Tampoco acaban de arrancar fórmulas eficaces para terminar con otros obstáculos a los que se enfrentan los ganaderos. Por ejemplo, el hundimiento de los precios de las diferentes leches, los fraudes en la cadena agroalimentaria, el bajo consumo del cordero o el daño que provocan las especies de caza mayor en estos animales, por citar algunos.
La ganadería extensiva ofrece otros muchos beneficios sociales y medioambientales que se están dejando perder por no tener un mayor apoyo desde las Administraciones. Recordamos algunos de ellos.
Empecemos hablando del despoblamiento, tan en boca de nuestros políticos en los últimos tiempos, pero paradójicamente con tan pocas medidas efectivas. La ganadería, como también la agricultura, fija población en aquellas zonas rurales donde apenas hay opciones laborales. Y no solo hablamos de la población que trabaja directamente en ella, sino también la cantidad de puestos de trabajo indirectos que genera, ya sea en los mataderos, transportes, fábricas de pienso o veterinarios por nombrar unas cuantas, e incluso en otros sectores económicos locales, como la artesanía, el turismo o la hostelería.
Si nos centramos en los aspectos medioambientales, existen muchos motivos para apostar por este sector. En primer lugar, la gestión pastoral tiene capacidad para minimizar la magnitud del impacto del cambio climático sobre la ganadería a través del aprovechamiento sostenible de los variados recursos. De este modo, se aprovecha y mantiene nuestro patrimonio natural y los ecosistemas de enorme valor ecológico y ambiental como pueden ser las dehesas y los pastos de montaña, así como enormes superficies como son los barbechos, rastrojos, pastizales de montaña y eriales a pasto, extendidos por amplias regiones de la Península Ibérica, y a las que difícilmente podría sacárseles mayor provecho.
A ello hay que añadir que, en áreas sujetas a climas áridos o semiáridos, el ovino mediante prácticas tradicionales como el pastoreo contribuye de manera eficaz a incrementar la materia orgánica y a conservar la cubierta vegetal de los suelos más pobres. Y de paso, con el ramoneo del ganado (comer las hojas y las puntas de los árboles y arbustos en campos, prados, montes o dehesas), especialmente del ovino y el caprino, constituye una de las armas más eficaces para el control de la proliferación arbustiva y la prevención de incendios.

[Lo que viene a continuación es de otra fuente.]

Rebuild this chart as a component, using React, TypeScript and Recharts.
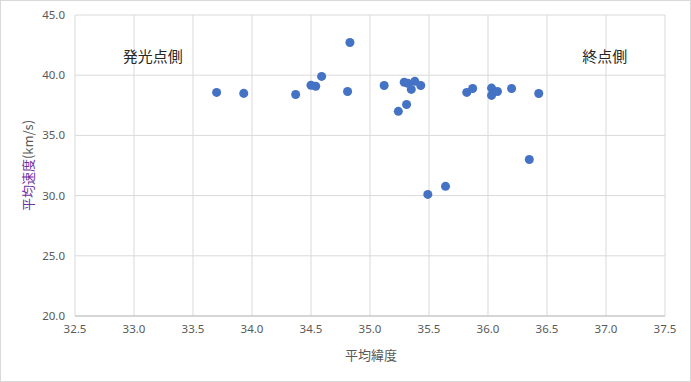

Expuestos todos los beneficios que puede generar la ganadería extensiva, no resulta extraño que, desde la organización agraria ASAJA de Castilla-La Mancha, solicitemos que la próxima Política Agraria Comunitaria (PAC), que se está negociando en estos momentos en las instituciones europeas, contemple este sector como un pilar fundamental. En definitiva, mediante sus diferentes instrumentos, la Política Agrícola Común debería ser capaz de revertir el proceso de abandono de los sistemas pastorales y de la ganadería extensiva que actualmente sufre España, contribuyendo así al tan proclamado Desarrollo Rural Sostenible.